### Written request
Output the material exactly, but drop every image it holds.

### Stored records
++++++++++++++++++++
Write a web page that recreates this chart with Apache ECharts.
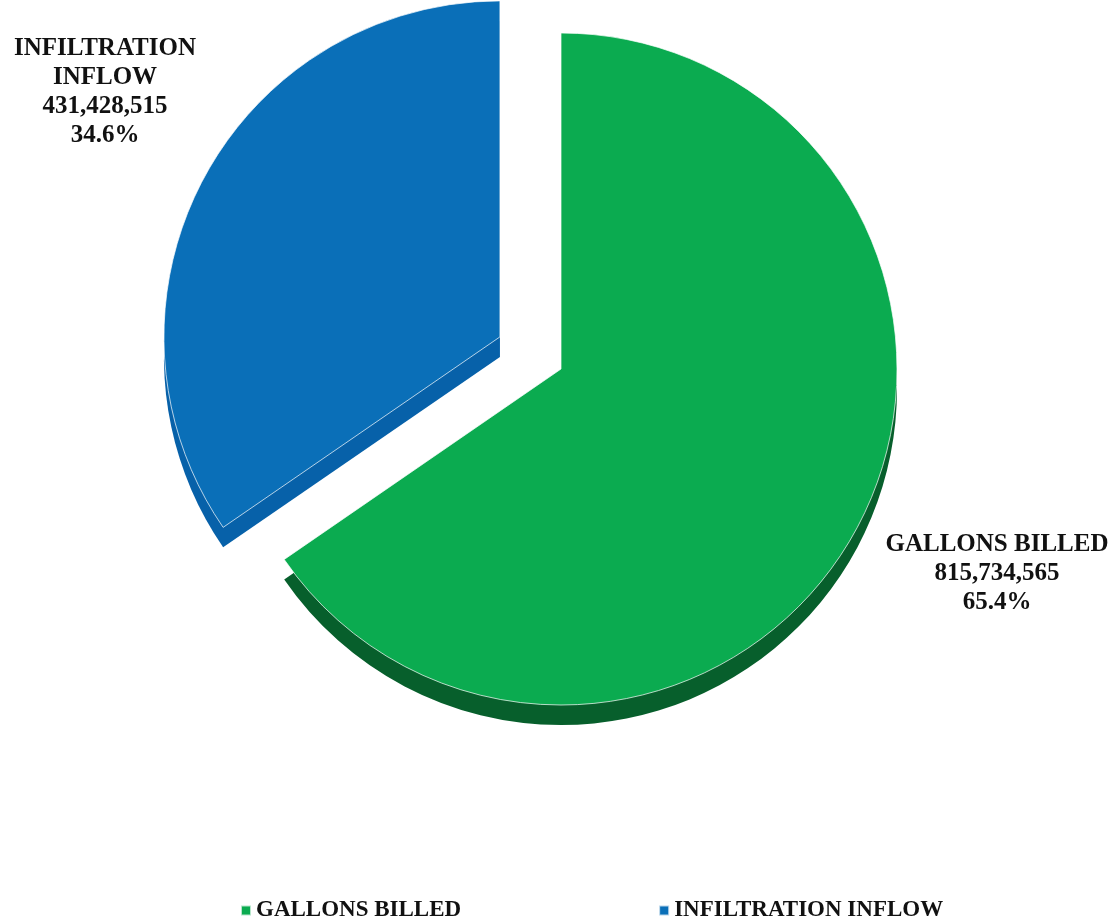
<!DOCTYPE html>
<html>
<head>
<meta charset="utf-8">
<script src="https://cdn.jsdelivr.net/npm/echarts@6/dist/echarts.min.js"></script>
<style>
  html, body { margin: 0; padding: 0; background: #fff; }
  #main { width: 1115px; height: 923px; }
</style>
</head>
<body>
<div id="main"></div>
<script>
var names = ['GALLONS BILLED', 'INFILTRATION INFLOW']
var values = [815734565, 431428515]
var topColors = ['#0BAB50', '#0A6FB8']
var sideColors = ['#075F2C', '#0761A9']

var chart = echarts.init(document.getElementById('main'))

function buildData (colors) {
  return names.map(function (n, i) {
    return {
      name: n,
      value: values[i],
      selected: i === 1,
      itemStyle: { color: colors[i] }
    }
  })
}

// slice labels, positioned by hand like the original
var total = values[0] + values[1]
var labelPos = [[997, 574], [105, 92]]
var labels = names.map(function (n, i) {
  var name = i === 1 ? n.replace(' ', '\n') : n
  var pct = (values[i] / total * 100).toFixed(1) + '%'
  return {
    type: 'text',
    x: labelPos[i][0],
    y: labelPos[i][1],
    z: 10,
    style: {
      text: name + '\n' + values[i].toLocaleString('en-US') + '\n' + pct,
      font: 'bold 25px "Liberation Serif"',
      lineHeight: 29,
      fill: '#111',
      align: 'center',
      verticalAlign: 'middle'
    }
  }
})

var option = {
  animation: false,
  graphic: labels,
  legend: {
    bottom: -4,
    left: 235,
    icon: 'rect',
    itemWidth: 10,
    itemHeight: 10,
    itemGap: 197,
    selectedMode: false,
    data: names,
    textStyle: {
      fontFamily: 'Liberation Serif',
      fontWeight: 'bold',
      fontSize: 23,
      color: '#111'
    }
  },
  series: [
    {
      // top face
      type: 'pie',
      z: 3,
      center: [561, 369],
      radius: 336,
      startAngle: 90,
      selectedMode: 'single',
      selectedOffset: 69,
      silent: true,
      itemStyle: { borderColor: 'rgba(255,255,255,0.7)', borderWidth: 1 },
      label: { show: false },
      labelLine: { show: false },
      data: buildData(topColors)
    },
    {
      // extruded side
      type: 'pie',
      z: 1,
      center: [561, 389],
      radius: 336,
      startAngle: 90,
      selectedMode: 'single',
      selectedOffset: 69,
      silent: true,
      label: { show: false },
      labelLine: { show: false },
      data: buildData(sideColors)
    }
  ]
}

chart.setOption(option)
</script>
</body>
</html>
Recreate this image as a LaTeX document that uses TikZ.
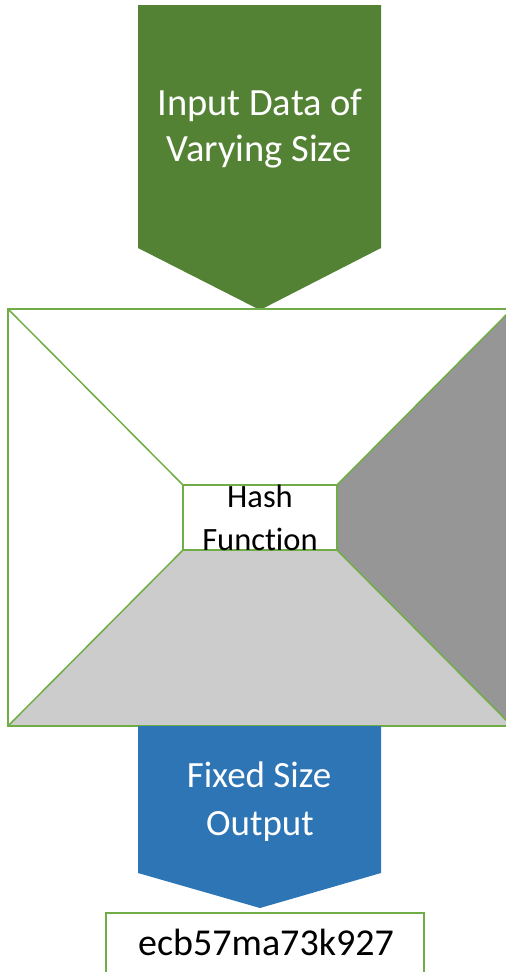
++++++++++++++++++++
### Solution to this problem
Write a web page that recreates this chart with Apache ECharts.
<!DOCTYPE html>
<html>
<head>
<meta charset="utf-8">
<script src="https://cdn.jsdelivr.net/npm/echarts@6/dist/echarts.min.js"></script>
<style>
  html, body { margin: 0; padding: 0; background: #fff; }
  #main { width: 1115px; height: 923px; }
</style>
</head>
<body>
<div id="main"></div>
<script>
var names = ['GALLONS BILLED', 'INFILTRATION INFLOW']
var values = [815734565, 431428515]
var topColors = ['#0BAB50', '#0A6FB8']
var sideColors = ['#075F2C', '#0761A9']

var chart = echarts.init(document.getElementById('main'))

function buildData (colors) {
  return names.map(function (n, i) {
    return {
      name: n,
      value: values[i],
      selected: i === 1,
      itemStyle: { color: colors[i] }
    }
  })
}

// slice labels, positioned by hand like the original
var total = values[0] + values[1]
var labelPos = [[997, 574], [105, 92]]
var labels = names.map(function (n, i) {
  var name = i === 1 ? n.replace(' ', '\n') : n
  var pct = (values[i] / total * 100).toFixed(1) + '%'
  return {
    type: 'text',
    x: labelPos[i][0],
    y: labelPos[i][1],
    z: 10,
    style: {
      text: name + '\n' + values[i].toLocaleString('en-US') + '\n' + pct,
      font: 'bold 25px "Liberation Serif"',
      lineHeight: 29,
      fill: '#111',
      align: 'center',
      verticalAlign: 'middle'
    }
  }
})

var option = {
  animation: false,
  graphic: labels,
  legend: {
    bottom: -4,
    left: 235,
    icon: 'rect',
    itemWidth: 10,
    itemHeight: 10,
    itemGap: 197,
    selectedMode: false,
    data: names,
    textStyle: {
      fontFamily: 'Liberation Serif',
      fontWeight: 'bold',
      fontSize: 23,
      color: '#111'
    }
  },
  series: [
    {
      // top face
      type: 'pie',
      z: 3,
      center: [561, 369],
      radius: 336,
      startAngle: 90,
      selectedMode: 'single',
      selectedOffset: 69,
      silent: true,
      itemStyle: { borderColor: 'rgba(255,255,255,0.7)', borderWidth: 1 },
      label: { show: false },
      labelLine: { show: false },
      data: buildData(topColors)
    },
    {
      // extruded side
      type: 'pie',
      z: 1,
      center: [561, 389],
      radius: 336,
      startAngle: 90,
      selectedMode: 'single',
      selectedOffset: 69,
      silent: true,
      label: { show: false },
      labelLine: { show: false },
      data: buildData(sideColors)
    }
  ]
}

chart.setOption(option)
</script>
</body>
</html>
Recreate this image as a LaTeX document that uses TikZ.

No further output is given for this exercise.